17 de outubro de 2011

  Ter um trabalho que requer contacto com o público tem as suas peculiaridades. Da mesma maneira que nos cruzamos com personagens caricatas na rua e pensamos "bem, que crominho", há alturas em que esses personagens vêm falar connosco no trabalho e que remédio temos nós senão ouvi-los e ir acenando com a cabeça.

  É aqui que entra o Sr. do Cancro. Chamo-lhe assim porque na verdade não sei qual é o nome dele. Ele já me disse como se chamava, mas mais abaixo explico porque é que tenho dúvidas em relação a isso. O que importa para a história é que é um senhor de 85 anos, com cancro da pele, que gosta de ver a bola e de ler sobre Ciência e História, e que não anda com muita paciência para cortar a barba e o cabelo.

  Quando o conheci, antes de falar comigo, ficou a olhar para o que eu estava a fazer.


  Assim que viu o computador, tratou de me avisar que aquilo era uma máquina horrível. Só servia para estragar e emitir radiações electromagnéticas. Alertou-me ainda para o facto de tudo emitir radiações dessas.
  Coisas terríveis. Isso das radiações devia ser um bicho muito feio que ele enfrenta diariamente, parece-me.



  E depois mostrou-me os estragos das ditas.


  Na verdade, ele não me disse logo que era cancro. Ficou à espera que eu adivinhasse que raio de manchas eram aquelas na pele dele. Não sabia o que me acontecia se respondesse erradamente, então preferi jogar pelo seguro "...são manchas". Nope, não só. CANCRO. DA PELE. POR CAUSA DAS MÁQUINAS.
  Ok, cancro da pele. Não deve ser agradável. 
  Como já se pode adivinhar, esta pessoa não era muito sã, e não era só por causa do cancro. O Sr. tem toda uma paranóia a girar à volta do mal que as máquinas fazem. Nem sequer o pin do cartão de débito quis introduzir no POS para pagar as compras. Tudo bem, introduzi eu. Segundos depois, a máquina deu erro e o sistema começou a actualizar, que é algo que acontece regularmente. Avisei o Sr. e ele sentiu a máquina a emitir radiação. Sentiu-a.


  Ceeerto.
  Entretanto, ele continuou a voltar ao sítio onde trabalho, até porque gosta de falar e eu acho que faço uma cara de ouvinte suficientemente convincente. Quando deixo de a fazer, ele chama-me a atenção: "Não faça cara de sogra...!". Pronto, não faço.

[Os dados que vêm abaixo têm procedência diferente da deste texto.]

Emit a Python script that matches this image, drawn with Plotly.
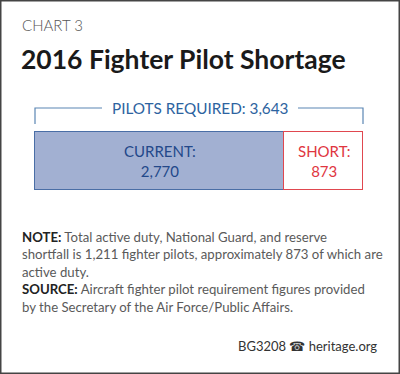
import plotly.graph_objects as go

categories = ["CURRENT", "SHORT"]
values = [2770, 873]
required = 3643
label_texts = ["CURRENT:<br>2,770", "SHORT:<br>873"]

W, H = 400, 374
def px(x): return x / W
def py(y): return 1 - y / H

fig = go.Figure()
fig.add_trace(go.Bar(
    x=[values[0]], y=["p"], orientation="h", name=categories[0], width=1,
    marker=dict(color="#a2b0d2", line=dict(color="#4a6ea6", width=1.2)),
    hoverinfo="skip"))
fig.add_trace(go.Bar(
    x=[values[1]], y=["p"], orientation="h", name=categories[1], width=1,
    marker=dict(color="#ffffff", line=dict(color="#e0474f", width=1.2)),
    hoverinfo="skip"))

font = "Lato"
upx = required / 328.0  # data units per pixel
fig.update_layout(
    width=W, height=H, margin=dict(l=0, r=0, t=0, b=0),
    barmode="stack", bargap=0, showlegend=False,
    paper_bgcolor="white", plot_bgcolor="white",
    xaxis=dict(domain=[px(33), px(365)], range=[-2 * upx, required + 2 * upx],
               visible=False, fixedrange=True),
    yaxis=dict(domain=[py(192), py(130)], range=[-0.5 * 62 / 58, 0.5 * 62 / 58],
               visible=False, fixedrange=True),
)

def ann(x, y, text, size, color, xanchor="center", **kw):
    fig.add_annotation(x=x, y=y, xref=kw.pop("xref", "paper"), yref=kw.pop("yref", "paper"),
                       xanchor=xanchor, yanchor="middle", text=text, showarrow=False,
                       font=dict(family=font, size=size, color=color, **kw))

# bar labels
ann(values[0] / 2, 0, label_texts[0], 15, "#23488a", xref="x", yref="y")
ann(values[0] + values[1] / 2, 0, label_texts[1], 15, "#e0363f", xref="x", yref="y")

# bracket
bc = "#5b86b4"
fig.add_shape(type="path", xref="paper", yref="paper",
              path=f"M {px(35)},{py(124)} L {px(35)},{py(108)} L {px(102)},{py(108)}",
              line=dict(color=bc, width=1.2))
fig.add_shape(type="path", xref="paper", yref="paper",
              path=f"M {px(298)},{py(108)} L {px(363)},{py(108)} L {px(363)},{py(124)}",
              line=dict(color=bc, width=1.2))
ann(px(200), py(108), f"PILOTS REQUIRED: {required:,}", 15.3, "#2d63a0")

# titles
ann(px(20), py(25), "CHART 3", 15, "#555555", xanchor="left", weight=300)
ann(px(19), py(59), "<b>2016 Fighter Pilot Shortage</b>", 26.5, "#1a1a1a", xanchor="left")

# notes
dark = "#222222"
lines = [
    f"<b><span style='color:{dark}'>NOTE:</span></b> Total active duty, National Guard, and reserve",
    "shortfall is 1,211 fighter pilots, approximately 873 of which are",
    "active duty.",
    f"<b><span style='color:{dark}'>SOURCE:</span></b> Aircraft fighter pilot requirement figures provided",
    "by the Secretary of the Air Force/Public Affairs.",
]
for i, t in enumerate(lines):
    ann(px(20), py(237 + 17.4 * i), t, 13.2, "#5a5a5a", xanchor="left")

ann(px(379), py(346), "BG3208 \u260e heritage.org", 13, "#333333", xanchor="right")

# frame
fig.add_shape(type="rect", xref="paper", yref="paper", x0=px(0.75), y0=py(373.25),
              x1=px(399.25), y1=py(0.75), line=dict(color="#444444", width=1.5))

fig.write_html("out.html", config={"displayModeBar": False},
               post_script="document.body.style.margin='0';document.body.style.overflow='hidden';")
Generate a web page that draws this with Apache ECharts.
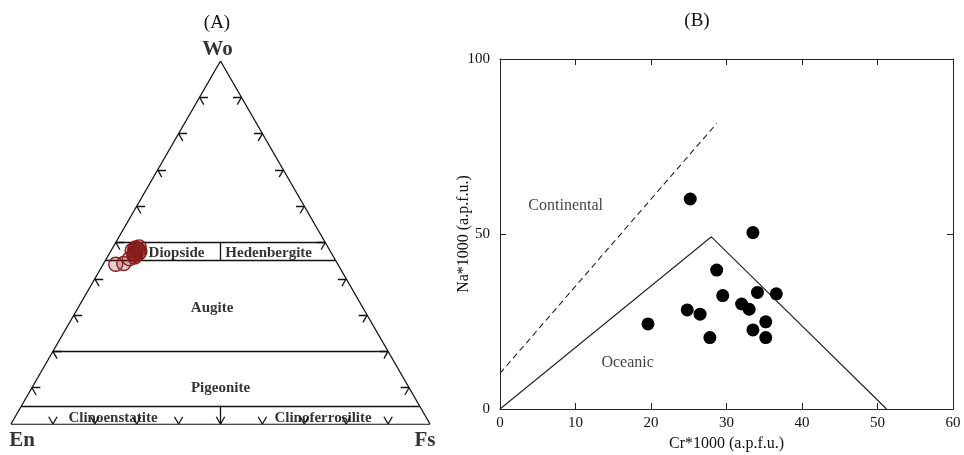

  Há uns dias, contou-me que esteve numa livraria a falar com uma rapariga que estuda Medicina. Como homem sábio que é, decidiu pôr a pobre rapariga à prova. Segundo diz, ela reprovou vergonhosamente. "O que é que você está aqui a fazer afinal?!", perguntava-lhe ele. Ela teve a audácia de lhe responder que não queria lições e ele sentiu-se com os calos pisados. Como ela até tinha os braços tatuados, aquilo de estudar Medicina era algo que não fazia sentido na cabeça do Sr., então tratou de a avisar que a prova de que ela não percebia nada da vida era o facto de ter tinta cravada nos braços.


  No início do post referi que não sabia o nome do Sr., mas ele disse-me que era Pedro Cabral. Eu acreditei, claro. 
  Dias mais tarde, durante uma qualquer lição de História de Portugal, ele referiu que tinha 50% do ADN de Pedro Álvares Cabral, se é que isto faz sentido a alguém. Ao desenvolver a história, isto era uma daquelas histórias em que o primo do avô do primo do tio do irmão do bisavô tinha tido um caso com uma prima qualquer do avô de Pedro Álvares Cabral. Mas quem sou eu para o contradizer? Ele tem umas feições demasiado zangadas para isso. 
  Portanto, é por isso que não sei bem se o nome dele é mesmo Pedro Cabral. Se for, peço desculpa por ter escrito aqui o nome do senhor. De qualquer maneira, duvido que o desenho esteja assim tão parecido com a realidade para o conseguirem identificar.

  Contudo, se de facto isto for tudo a sério (e mesmo não sendo...), aposto que o Sr. Pedro Cabral sonha com a altura da viagem de descoberta do Brasil e se sente como sendo o próprio protagonista da história.



NINJA EDIT: Uma alma caridosa apontou algo e bem. Pedro Álvares Cabral descobriu foi o Brasil, não o caminho marítimo para a Índia. Perdoem-me a ignorância, mas estava entretida a fazer bonecos e nem sequer me apercebi da calinada. 
Update 18/10/2011: Desenho corrigido. A festa pode continuar.